Röntgenology a little history lesson
On November 8, 1895, Wilhelm Conrad Röntgen discovered “A New Kind of Rays”, which he named “X-rays” in a laboratory at the University of Wurzburg. He received the first Nobel Prize in Physics in 1901 for his discovery.
The famous radiograph made by Röntgen on 22 December 1895, and sent to physicist Franz Exner in Vienna. This is traditionally known as "the first X-ray picture" and "the radiograph of Mrs. Röntgen's hand. "
Radiograph of the hand of Albert von Kolliker, made at the conclusion of Röntgen's first public lecture and demonstration at the Wurzburg Physical-Medical Society on 23 January 1896. Notice the improvement in image quality in a little over two months since the discovery.
Otto Walkhoff, a dentist in Braunschweig, Germany, produced the first dental radiographs in January 1896, less than two weeks after Roentgen's announcement of his discovery. Walkhoff placed a small glass photographic plate coated with rubber dam in his own mouth, then seated himself for a twenty-five minute exposure to the rays. Although the resulting shadows were less than adequate for any diagnostic purposes, the possible applications of the technique were clear.
Dr. William G. Morton, a New York physician has the distinction of taking the first dental radiograph in America in 1896. He presented a paper to the New York Odontological Society on April 24, 1896 which was later published in Dental Cosmos in June 1896.
Dr. C. Edmund Kells of New Orleans was the first dentist in the United States to take an intra-oral radiograph of a live patient. He presented a paper on the field at a meeting of the Southern Dental Association in July 1896. Exposure times were five to fifteen minutes and developing time was thirty to sixty minutes. By 1899, Kells had reduced exposure times to one to five minutes.
The first intra-oral sensors were photographic glass plates wrapped in sheets of rubber. Eastman Kodak produced the first pre-packaged intra-oral film.
The "Record," made by Reiniger-Gebbert and Schall (later the Siemens Corp.) of Germany in 1905. Probably the first commercially manufactured dental X-ray unit, the apparatus included lead shielding and a collimator for intra-oral radiography.
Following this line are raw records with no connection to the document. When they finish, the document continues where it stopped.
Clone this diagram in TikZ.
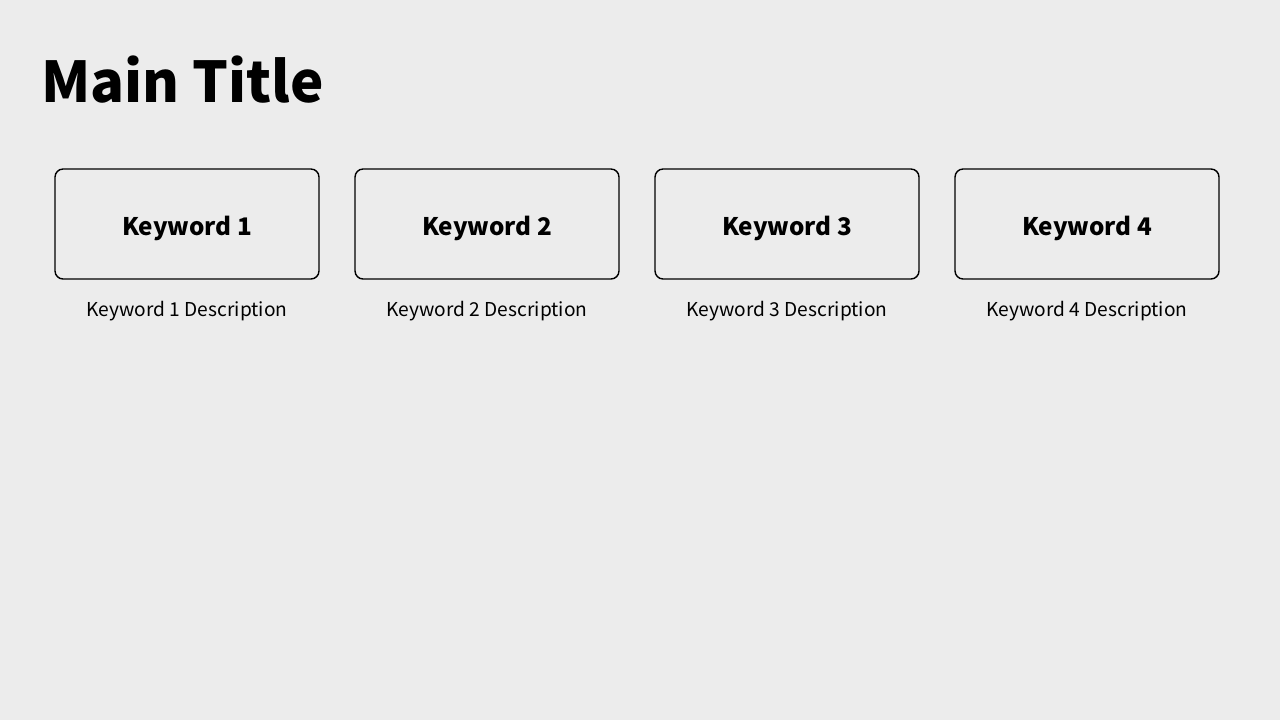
\documentclass[tikz,border=0pt]{standalone}
\usepackage{fontspec}
\setmainfont{Noto Sans CJK SC}
\newfontfamily\titlefont{Noto Sans CJK SC Black}
\usetikzlibrary{positioning}
\definecolor{pagebg}{HTML}{ECECEC}
\tikzset{
  keybox/.style={draw=black, line width=0.8pt, rounded corners=0.16cm,
    minimum width=5.28cm, minimum height=2.2cm, inner sep=0pt,
    text height=13.5pt, text depth=0pt,
    font=\fontsize{13.8}{16}\selectfont\bfseries},
  keydesc/.style={inner sep=0pt, text height=8pt, text depth=0pt,
    font=\fontsize{10.9}{13}\selectfont}
}
\begin{document}
\begin{tikzpicture}[x=0.02cm, y=-0.02cm]
  % Background
  \fill[pagebg] (0,0) rectangle (1280,720);
  \useasboundingbox (0,0) rectangle (1280,720);
  % Title
  \node[anchor=base west, inner sep=0pt, font=\fontsize{32}{38}\titlefont] (title) at (41,102) {Main Title};
  % Keyword boxes
  \foreach \i in {1,...,4} {
    \node[keybox] (kw\i) at (187+300*\i-300, 224) {Keyword \i};
    \node[keydesc, below=0.45cm of kw\i] (desc\i) {Keyword \i{} Description};
  }
\end{tikzpicture}
\end{document}
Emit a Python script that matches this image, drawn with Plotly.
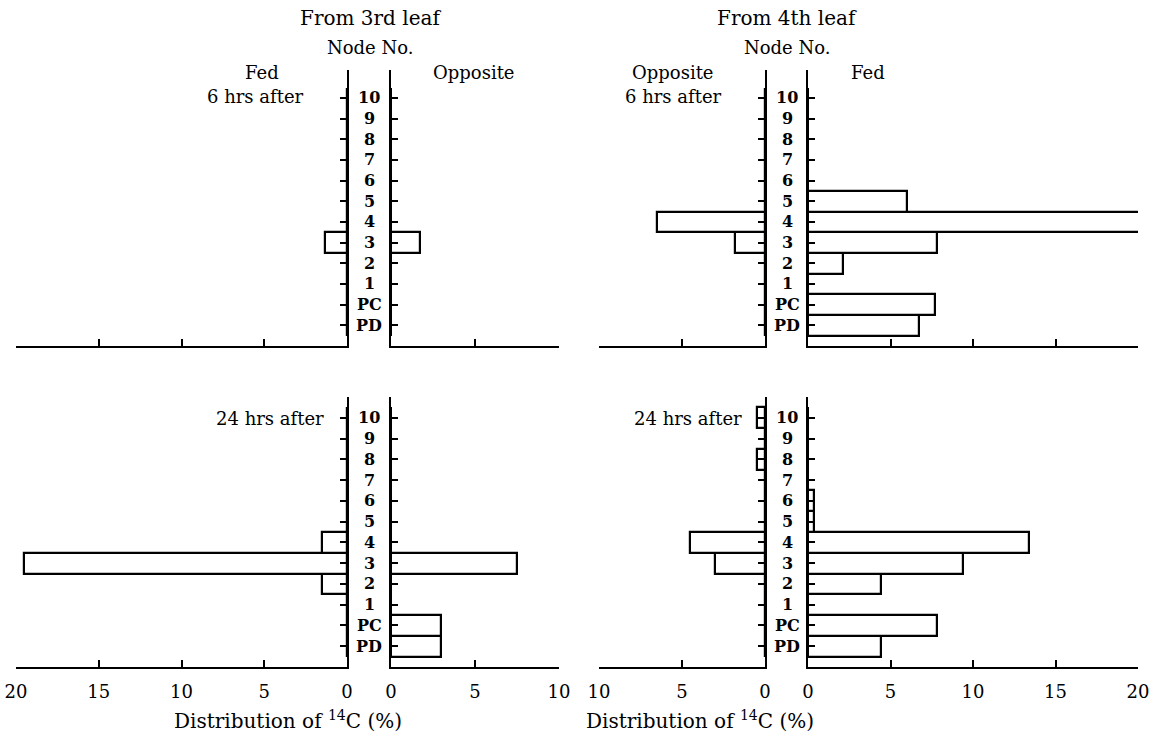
import plotly.graph_objects as go

W, H = 1158, 741

# ---------------- data ----------------
nodes = ["PD", "PC", "1", "2", "3", "4", "5", "6", "7", "8", "9", "10"]

# From 3rd leaf
fed_3rd_6h = [0, 0, 0, 0, 1.3, 0, 0, 0, 0, 0, 0, 0]
opp_3rd_6h = [0, 0, 0, 0, 1.7, 0, 0, 0, 0, 0, 0, 0]
fed_3rd_24h = [0, 0, 0, 1.5, 19.5, 1.5, 0, 0, 0, 0, 0, 0]
opp_3rd_24h = [3.0, 3.0, 0, 0, 7.5, 0, 0, 0, 0, 0, 0, 0]

# From 4th leaf
opp_4th_6h = [0, 0, 0, 0, 1.8, 6.5, 0, 0, 0, 0, 0, 0]
fed_4th_6h = [6.7, 7.7, 0, 2.1, 7.8, 20.3, 6.0, 0, 0, 0, 0, 0]
opp_4th_24h = [0, 0, 0, 0, 3.0, 4.5, 0, 0, 0, 0.5, 0, 0.5]
fed_4th_24h = [4.4, 7.8, 0, 4.4, 9.4, 13.4, 0.35, 0.35, 0, 0, 0, 0]

ticks_20 = [0, 5, 10, 15, 20]
ticks_10 = [0, 5, 10]

# ---------------- layout helpers ----------------
def px_x(p):
    return p / W

def px_y(p):
    return 1 - p / H

xdom = {
    "L1": [px_x(16), px_x(347)],
    "R1": [px_x(391), px_x(559)],
    "L2": [px_x(599), px_x(765)],
    "R2": [px_x(808), px_x(1138)],
}
ydom_top = [px_y(346), px_y(70)]
ydom_bot = [px_y(667), px_y(397)]
yrange_top = [-1, 12.35]
yrange_bot = [-1, 12]

FONT = "DejaVu Serif"
LINE_W = 2.2

fig = go.Figure()

panels = [
    (1, fed_3rd_6h, "L1", [20, 0], ticks_20, "right", False),
    (2, opp_3rd_6h, "R1", [0, 10], ticks_10, "left", False),
    (3, opp_4th_6h, "L2", [10, 0], ticks_10, "right", False),
    (4, fed_4th_6h, "R2", [0, 20], ticks_20, "left", False),
    (5, fed_3rd_24h, "L1", [20, 0], ticks_20, "right", True),
    (6, opp_3rd_24h, "R1", [0, 10], ticks_10, "left", True),
    (7, opp_4th_24h, "L2", [10, 0], ticks_10, "right", True),
    (8, fed_4th_24h, "R2", [0, 20], ticks_20, "left", True),
]

ypos = list(range(len(nodes)))

for idx, vals, key, xr, tv, side, bottom in panels:
    sfx = "" if idx == 1 else str(idx)
    fig.add_trace(go.Bar(
        x=vals, y=ypos, orientation="h", width=1,
        marker=dict(color="white", line=dict(color="black", width=LINE_W)),
        xaxis="x" + sfx, yaxis="y" + sfx, showlegend=False,
        cliponaxis=False, hoverinfo="skip",
    ))
    fig.layout["xaxis" + sfx] = dict(
        domain=xdom[key], range=xr, anchor="y" + sfx, automargin=False,
        showgrid=False, zeroline=False, showline=True,
        linecolor="black", linewidth=LINE_W,
        ticks="inside", ticklen=7, tickwidth=2, tickcolor="black",
        tickvals=tv, ticktext=[str(v) for v in tv],
        showticklabels=bottom, ticklabelstandoff=7,
        tickfont=dict(family=FONT, size=18, color="black"),
        fixedrange=True,
    )
    fig.layout["yaxis" + sfx] = dict(
        domain=ydom_bot if bottom else ydom_top,
        range=yrange_bot if bottom else yrange_top,
        anchor="x" + sfx, side=side, automargin=False,
        showgrid=False, zeroline=False, showline=True,
        linecolor="black", linewidth=LINE_W,
        ticks="inside", ticklen=7, tickwidth=2, tickcolor="black",
        tickvals=ypos, showticklabels=False, fixedrange=True,
    )

annotations = []

# node labels in the centre gaps
for yref in ["y2", "y4", "y6", "y8"]:
    xc = 369 if yref in ("y2", "y6") else 787
    for i, n in enumerate(nodes):
        annotations.append(dict(
            x=px_x(xc), xref="paper", y=i, yref=yref, text="<b>%s</b>" % n,
            showarrow=False, xanchor="center", yanchor="middle",
            font=dict(family=FONT, size=16, color="black"),
        ))

def txt(x, y, t, size=19):
    annotations.append(dict(
        x=px_x(x), y=px_y(y), xref="paper", yref="paper", text=t,
        showarrow=False, xanchor="center", yanchor="middle",
        font=dict(family=FONT, size=size, color="black"),
    ))

txt(370, 18, "From 3rd leaf", 20)
txt(787, 18, "From 4th leaf", 20)
txt(370, 48, "Node No.", 18)
txt(787, 48, "Node No.", 18)
txt(262, 72, "Fed", 18)
txt(255, 96, "6 hrs after", 18)
txt(474, 72, "Opposite", 18)
txt(673, 72, "Opposite", 18)
txt(673, 96, "6 hrs after", 18)
txt(868, 72, "Fed", 18)
txt(270, 418, "24 hrs after", 18)
txt(688, 418, "24 hrs after", 18)
txt(288, 720, "Distribution of <sup>14</sup>C (%)", 20)
txt(700, 720, "Distribution of <sup>14</sup>C (%)", 20)

fig.update_layout(
    width=W, height=H,
    margin=dict(l=0, r=0, t=0, b=0, autoexpand=False),
    paper_bgcolor="white", plot_bgcolor="rgba(0,0,0,0)",
    barmode="overlay", bargap=0,
    annotations=annotations,
    showlegend=False,
)

fig.write_html(
    "out.html",
    config={"displayModeBar": False},
    post_script="document.body.style.margin='0';document.body.style.overflow='hidden';",
)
The first commercially made dental x-ray unit in the U.S. was offered in 1913 by the American X-Ray Equipment Co. of Cleveland. By 1917, as pictured here, the complete "outfit" included a generator with spark gap, tube, tube stand, films, developing chemical, and lead shielding The apparatus was sold for about $300.
By the 1930's Dental X-ray Units had been developed to the basic components that are used today. While many improvements have been made in the electronics, tube design and materials the basic design is the same.